## What the task requires
Do not copy the pictures. Write out the lines from the start of the entries through the line containing "from matplotlib.patches import Rectangle".

————————

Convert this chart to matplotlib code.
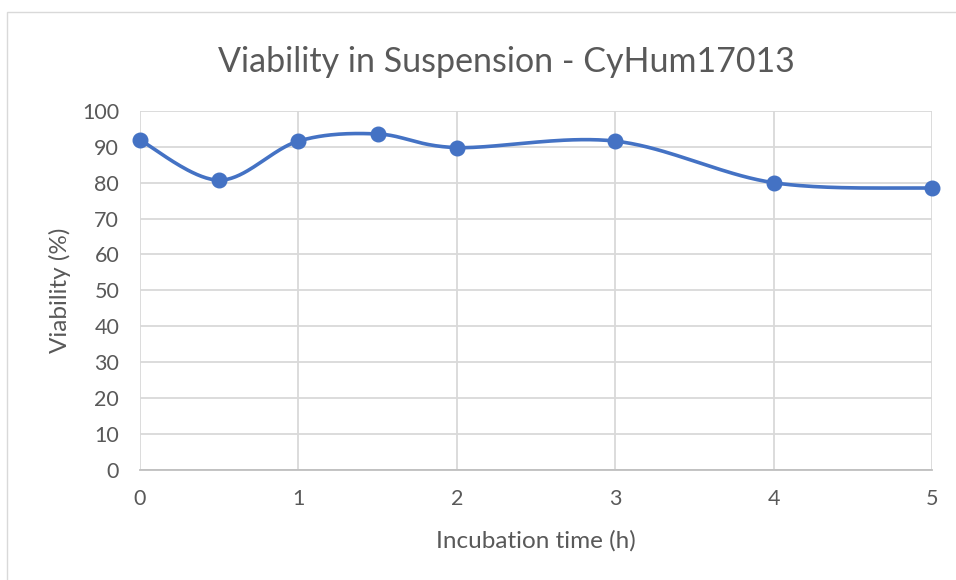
import numpy as np
import matplotlib
matplotlib.use("Agg")
import matplotlib.pyplot as plt
from matplotlib.patches import Rectangle

# Data
time_h = [0, 0.5, 1, 1.5, 2, 3, 4, 5]
viability = [91.9, 80.7, 91.6, 93.6, 89.8, 91.6, 80.0, 78.5]
x_ticks = [0, 1, 2, 3, 4, 5]
y_ticks = [0, 10, 20, 30, 40, 50, 60, 70, 80, 90, 100]

title = "Viability in Suspension - CyHum17013"
x_label = "Incubation time (h)"
y_label = "Viability (%)"

FONT = ["Lato", "DejaVu Sans"]
TXT = "#595959"
LINE = "#4472C4"
GRID = "#D9D9D9"

W, H = 956, 580
fig = plt.figure(figsize=(W / 100, H / 100), dpi=100)
fig.patch.set_facecolor("white")

# chart border
fig.patches.append(Rectangle((7 / W, 0 - 0.05), 1.2, 1 - 12 / H + 0.05,
                             transform=fig.transFigure, fill=False,
                             edgecolor="#D9D9D9", linewidth=1.0))

ax = fig.add_axes([140 / W, 1 - 469.5 / H, (932 - 140) / W, (469.5 - 111) / H])


def smooth(xs, ys, n=40):
    """Excel-like smoothed line: Catmull-Rom Bezier through the points."""
    P = np.column_stack([xs, ys]).astype(float)
    out = []
    for i in range(len(P) - 1):
        p0 = P[i - 1] if i > 0 else P[i]
        p1 = P[i]
        p2 = P[i + 1]
        p3 = P[i + 2] if i + 2 < len(P) else P[i + 1]
        c1 = p1 + (p2 - p0) / 6.0
        c2 = p2 - (p3 - p1) / 6.0
        t = np.linspace(0, 1, n)[:, None]
        seg = ((1 - t) ** 3) * p1 + 3 * ((1 - t) ** 2) * t * c1 + 3 * (1 - t) * t ** 2 * c2 + t ** 3 * p2
        out.append(seg if i == 0 else seg[1:])
    return np.vstack(out)


curve = smooth(time_h, viability)
ax.plot(curve[:, 0], curve[:, 1], color=LINE, linewidth=2.6, solid_capstyle="round", zorder=3)
ax.plot(time_h, viability, linestyle="none", marker="o", markersize=10.5,
        color=LINE, zorder=4, clip_on=False)

ax.set_xlim(0, 5)
ax.set_ylim(0, 100)
ax.set_xticks(x_ticks)
ax.set_yticks(y_ticks)
ax.grid(True, color=GRID, linewidth=1.3, zorder=0)
ax.set_axisbelow(True)
for s in ["top", "right", "left"]:
    ax.spines[s].set_visible(False)
ax.spines["bottom"].set_color("#BFBFBF")
ax.spines["bottom"].set_linewidth(1.3)
ax.tick_params(length=0, labelcolor=TXT, labelsize=15.5)
ax.tick_params(axis="y", pad=15)
ax.tick_params(axis="x", pad=14)
for lab in ax.get_xticklabels() + ax.get_yticklabels():
    lab.set_family(FONT)

fig.text(506 / W, 1 - 62 / H, title, ha="center", va="center", color=TXT,
         fontsize=24.5, family=FONT)
fig.text(536 / W, 1 - 541 / H, x_label, ha="center", va="center", color=TXT,
         fontsize=17.5, family=FONT)
fig.text(60 / W, 1 - 290 / H, y_label, ha="center", va="center", color=TXT,
         fontsize=17.5, family=FONT, rotation=90)

fig.savefig("out.png", dpi=100, facecolor="white")
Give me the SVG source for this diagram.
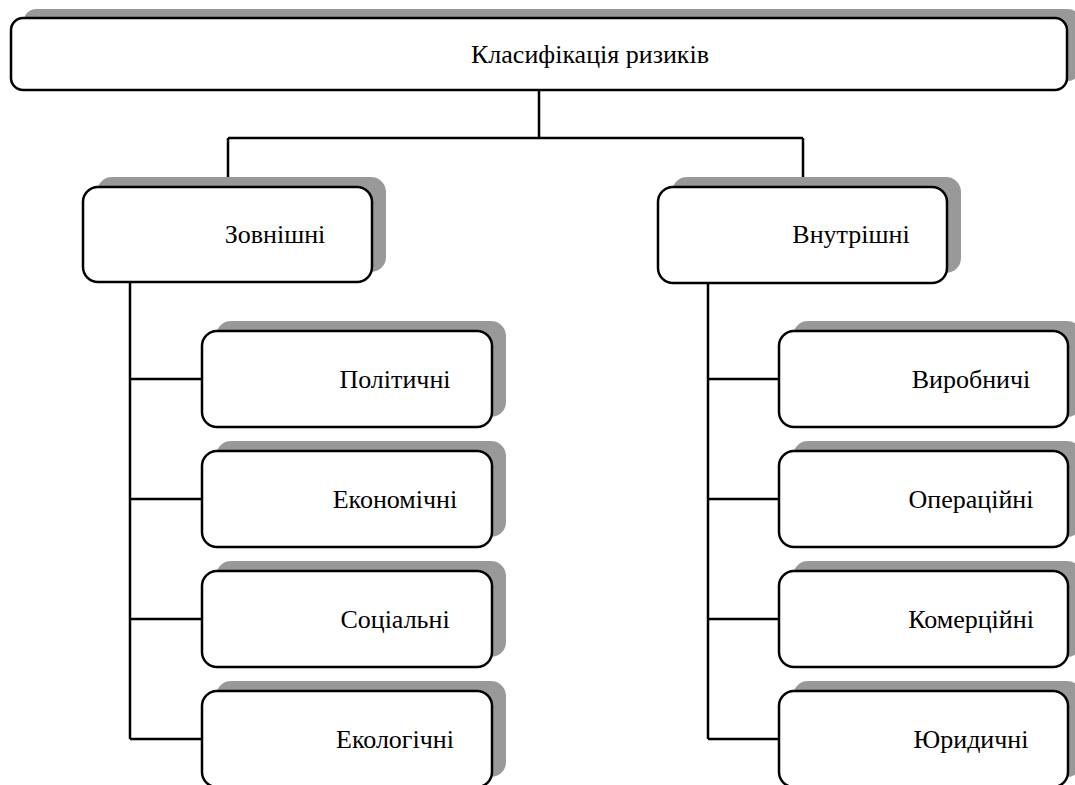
<svg xmlns="http://www.w3.org/2000/svg" width="1075" height="785" viewBox="0 0 1075 785">
<style>
.sh{fill:#999999;stroke:none}
.bx{fill:#ffffff;stroke:#000000;stroke-width:2.5}
.t{font-family:'Liberation Serif','Times New Roman','DejaVu Serif',serif;font-size:26px;fill:#000000;text-anchor:middle}
.c{fill:none;stroke:#000000;stroke-width:2.5}
</style>
<rect width="1075" height="785" fill="#ffffff"/>
<g id="connectors">
<path class="c" d="M539,90 V138 M228,138 H803 M228,138 V187 M803,138 V187"/>
<path class="c" d="M130,282 V739 M130,379 H202 M130,499 H202 M130,619 H202 M130,739 H202"/>
<path class="c" d="M708,283 V739 M708,379 H779 M708,499 H779 M708,619 H779 M708,739 H779"/>
</g>
<g id="root">
<rect class="sh" x="24" y="9" width="1056" height="72" rx="12"/>
<rect class="bx" x="11" y="18" width="1056" height="72" rx="12"/>
<text class="t" x="590" y="63" font-family="Liberation Serif, DejaVu Serif, serif">Класифікація ризиків</text>
</g>
<g id="external">
<rect class="sh" x="97" y="177" width="289" height="95" rx="15"/>
<rect class="bx" x="83" y="187" width="289" height="95" rx="15"/>
<text class="t" x="275" y="243" font-family="Liberation Serif, DejaVu Serif, serif">Зовнішні</text>
</g>
<g id="internal">
<rect class="sh" x="672" y="177" width="289" height="96" rx="15"/>
<rect class="bx" x="658" y="187" width="289" height="96" rx="15"/>
<text class="t" x="851" y="243" font-family="Liberation Serif, DejaVu Serif, serif">Внутрішні</text>
</g>
<g id="political">
<rect class="sh" x="216" y="321" width="290" height="96" rx="15"/>
<rect class="bx" x="202" y="331" width="290" height="96" rx="15"/>
<text class="t" x="395" y="388" font-family="Liberation Serif, DejaVu Serif, serif">Політичні</text>
</g>
<g id="economic">
<rect class="sh" x="216" y="441" width="290" height="96" rx="15"/>
<rect class="bx" x="202" y="451" width="290" height="96" rx="15"/>
<text class="t" x="395" y="508" font-family="Liberation Serif, DejaVu Serif, serif">Економічні</text>
</g>
<g id="social">
<rect class="sh" x="216" y="561" width="290" height="96" rx="15"/>
<rect class="bx" x="202" y="571" width="290" height="96" rx="15"/>
<text class="t" x="395" y="628" font-family="Liberation Serif, DejaVu Serif, serif">Соціальні</text>
</g>
<g id="ecological">
<rect class="sh" x="216" y="681" width="290" height="96" rx="15"/>
<rect class="bx" x="202" y="691" width="290" height="96" rx="15"/>
<text class="t" x="395" y="748" font-family="Liberation Serif, DejaVu Serif, serif">Екологічні</text>
</g>
<g id="production">
<rect class="sh" x="793" y="321" width="289" height="96" rx="15"/>
<rect class="bx" x="779" y="331" width="289" height="96" rx="15"/>
<text class="t" x="971" y="388" font-family="Liberation Serif, DejaVu Serif, serif">Виробничі</text>
</g>
<g id="operational">
<rect class="sh" x="793" y="441" width="289" height="96" rx="15"/>
<rect class="bx" x="779" y="451" width="289" height="96" rx="15"/>
<text class="t" x="971" y="508" font-family="Liberation Serif, DejaVu Serif, serif">Операційні</text>
</g>
<g id="commercial">
<rect class="sh" x="793" y="561" width="289" height="96" rx="15"/>
<rect class="bx" x="779" y="571" width="289" height="96" rx="15"/>
<text class="t" x="971" y="628" font-family="Liberation Serif, DejaVu Serif, serif">Комерційні</text>
</g>
<g id="legal">
<rect class="sh" x="793" y="681" width="289" height="96" rx="15"/>
<rect class="bx" x="779" y="691" width="289" height="96" rx="15"/>
<text class="t" x="971" y="748" font-family="Liberation Serif, DejaVu Serif, serif">Юридичні</text>
</g>
</svg>
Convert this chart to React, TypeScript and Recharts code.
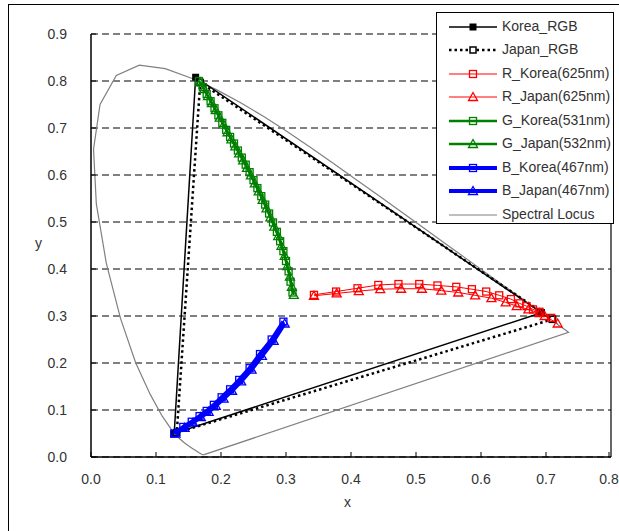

————————

## Exercise solution
Convert this chart to matplotlib code.
import numpy as np
import matplotlib
matplotlib.use("Agg")
import matplotlib.pyplot as plt
from matplotlib.patches import Rectangle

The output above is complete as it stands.